4年目のクイーンズ駅伝3区起用から5年目のMGC優勝へ

すると翌18年、入社4年目のクイーンズ駅伝は3区に起用された。最長区間であり、レースの流れを大きく左右する。日本のトップランナーたちがスピードを競う区間だ。そこで前田が通用するのか長距離関係者は疑問も呈していたが、前田は区間5位でチームを4位から2位に引き上げた。日本選手権10000mで優勝経験を持つ松田瑞生(25・ダイハツ)や福士加代子(38・ワコール)に競り勝ったのだ。
「2人のことはあまり意識せず、自分の走りに集中しました。去年は5区であまり走れなかったですけど、今日は良い感じで走れてよかったです。リラックスして楽しんで走ることができました」

 この走りで前田は、マラソンのさらなる飛躍が予想されるようになった。
 その予想は翌19年のMGCで現実になった。一山麻緒の速い入りを利用し、暑さを考えればハイペースと言えるスピードで前半から押し切った。鈴木亜由子を20kmで振り切ると、以後を独走。2位の鈴木に3分47秒もの差をつけて圧勝した。

 20kmで鈴木を引き離したシーンを「いつの間にか後ろの選手がいなくなっていました」と振り返った前田。レース中は「リラックス、リラックスと思って走っていました」と、クイーンズ駅伝と同じことを心がけていた。

 MGCの2カ月後、昨年のクイーンズ駅伝も3区で区間3位。前田のスピードは、マラソンと駅伝を並行して行うことで研かれてきた。

鈴木亜由子(JP日本郵政グループ)
故障と戦いながらトラック、駅伝で結果を残してきた選手

写真

写真提供:フォート・キシモト

 鈴木は前田の反対で、大卒入社で当時からトラックのスピードが高かった。トラックと駅伝でスピードを発揮しながらマラソンへの適性を見極め、入社5年目の18年にマラソンに転向した。
 鈴木のクイーンズ駅伝とマラソン全成績は以下の通り。
---------------------------------------------------------
15年:3区区間5位(チーム12位)
16年:2区区間5位(チーム優勝)
17年:1区区間3位(チーム3位)
▼マラソン▼18年8月:北海道優勝・2時間28分32秒
18年:3区区間2位(チーム7位)
▼マラソン▼19年9月:MGC2位・2時間29分02秒
19年:3区区間2位(チーム優勝)
---------------------------------------------------------
 展望コラム2本目(★リンク挿入)でも紹介したように、鈴木のクイーンズ駅伝はほとんど毎回、万全の練習ができなかった。それでも日本郵政が初出場した15年大会から、毎年欠かさず出場してきた。

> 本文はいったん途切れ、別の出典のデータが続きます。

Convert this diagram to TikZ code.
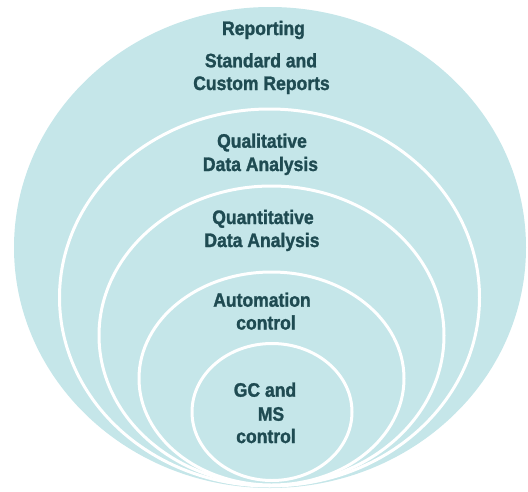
\documentclass[tikz,border=0pt]{standalone}
\usepackage{fontspec}
\setmainfont{Liberation Sans}[FakeStretch=0.9,BoldFont={Liberation Sans Bold},BoldFeatures={FakeStretch=0.9,FakeBold=1.4}]
\definecolor{ringfill}{HTML}{C5E6E9}
\definecolor{labeltext}{HTML}{1F4B52}
\tikzset{
  ring/.style={fill=ringfill, draw=white, line width=3pt},
  outer/.style={fill=ringfill},
  lbl/.style={anchor=base, inner sep=0pt, text=labeltext, font=\bfseries\fontsize{19.5}{24}\selectfont}
}
\begin{document}
\begin{tikzpicture}[x=1pt,y=-1pt]
\useasboundingbox (0,0) rectangle (528,491);
\path[outer] (270,247.5) ellipse [x radius=256, y radius=240.5];
\path[ring] (269.5,297.5) ellipse [x radius=210, y radius=188.5];
\path[ring] (271.5,335.5) ellipse [x radius=172.5, y radius=149.5];
\path[ring] (271.5,378.5) ellipse [x radius=132.5, y radius=106.5];
\path[ring] (272,412) ellipse [x radius=80, y radius=68.5];
\node[lbl] (rep) at (263.5,35) {Reporting};
\node[lbl] (std1) at (261,67.3) {Standard and};
\node[lbl] (std2) at (261.5,90) {Custom Reports};
\node[lbl] (qual1) at (262,147.7) {Qualitative};
\node[lbl] (qual2) at (260.5,171) {Data Analysis};
\node[lbl] (quan1) at (263,224) {Quantitative};
\node[lbl] (quan2) at (262,247) {Data Analysis};
\node[lbl] (auto1) at (262,306.7) {Automation};
\node[lbl] (auto2) at (266,329.5) {control};
\node[lbl] (gc1) at (265,396.7) {GC and};
\node[lbl] (gc2) at (271,420.7) {MS};
\node[lbl] (gc3) at (266,443) {control};
\end{tikzpicture}
\end{document}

 15年8月の世界陸上5000mで9位と入賞に迫り、その年のプリンセス駅伝では3区区間賞と快走したが、クイーンズ駅伝前には故障があって思いきり走れなかった。
 16年はリオ五輪、17年は世界陸上に出場したが、クイーンズ駅伝は故障明けのためエース区間を走れなかった。
 鈴木は前田のように、入社当初からマラソンを目指していたわけではない。それは「自分なんかが簡単にできるものではない」という気持ちが強かったからだ。高校時代に右足の甲を2度手術してから、ハードな練習はできないと決めつけていた。

 だが「視界の片隅」(鈴木)には、マラソンの4文字があったのも事実だ。リオ五輪が終わり、東京五輪をどうするかを考えたとき、マラソンが現実的な選択肢に入ってきた。

 トラックで代表を3年続け駅伝でも好成績を出した。次のステップとしてマラソンに挑んだ、と言っても間違いではないだろう。だが、中心にあるのは鈴木亜由子という長距離ランナーそのものだ。大きな目標を設定するよりも、その成長の過程で故障を避けながらトラックも、駅伝も、そしてマラソンも走って実績を残してきた。

東京五輪の1年延期が鈴木に与えたメダルのチャンス

 鈴木が初マラソン出場を決意したのは18年の4月。決断の理由に鈴木の特徴が現れていた。
「痛みが出てマラソン練習ができるか不安で、覚悟を決められませんでした。しかし4月に何カ所か痛みが出て帰国した時に、トラックシーズンに向けて無理をしてマラソンを走れなくなったら嫌だな、という気持ちになったんです。今年まず1本マラソンをしっかり走って、今後のことを決めよう、と」
 鈴木の成長はケガなくレースに出ること、と言い換えられる。それができれば結果もついてくる。15〜17年までトラックの日本代表を続け、クイーンズ駅伝も15〜20年まですべて走ってきた。ケガは多くとも結果を残してきた選手なのだ。

 マラソンはまだ2本しか走っていないが、初マラソンと五輪選考会とも目的は達成した。「経験が少ないのは弱点でもあると思いますが、自分が一番ノビシロがある」

 今年1月から故障が続いて、継続した練習が再開できたのは7月。「今年、東京五輪が行われていたらベストな状態で走れたかわからない」と話したが、故障と戦い続けて結果を出してきた鈴木に、神様がチャンスを与えたのだろう。
「オリンピックの目標はメダルです」
 故障を避けながらトラック、駅伝、マラソンと出場してきた鈴木が、初めて大きな目標を設定した。